Her coaches have been supportive as well. Joy said that at field hockey practice if the team is doing, say, a warm-up run, the coaches will tell her to do one more lap so she can count it as her daily mile.

Olivia’s streak has never been in real jeopardy, although one day she was running with her dog when the pooch got loose and she had to chase down the dog and return it home, which meant she had to restart her mile. Other than that, her own streak has no end in sight.

“There is really no reason to stop it,” she said. “I’m just going to keep going.”

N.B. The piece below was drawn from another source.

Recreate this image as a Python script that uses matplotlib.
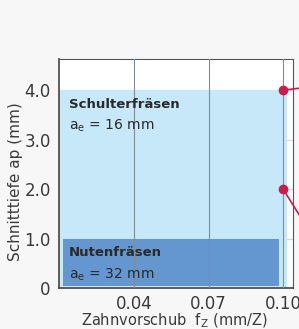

And when to stop the streak is really the big question. Think about it. There are two ways the streak ends, either inadvertently or on purpose. Say she tripped on the stairs again and broke her foot. Then she would be unable to continue. Would that be better or worse than having the power to stop the streak on your own terms? Kriste Joy said that is one of the questions discussed the most on the online forum. She said that she thought three years would be a good stopping point, as her son Connor was getting ready to go off to college for his freshman year, but Connor, who Kriste said has no intentions of starting a streak himself, had other plans for her.

“He said, ‘Mom, you have to run, you have to do this,’” she began. “Fifteen minutes later I went out. The family support has been great. You don’t always feel like doing it, but it’s 10 minutes that you give yourself every day.

So how will the streak end for Joy?

“Probably when I physically can’t do it,” she said. “I don’t think I could end it. I’m comfortable right now and happy. It’s part of my life, but when it’s done, it’s done.”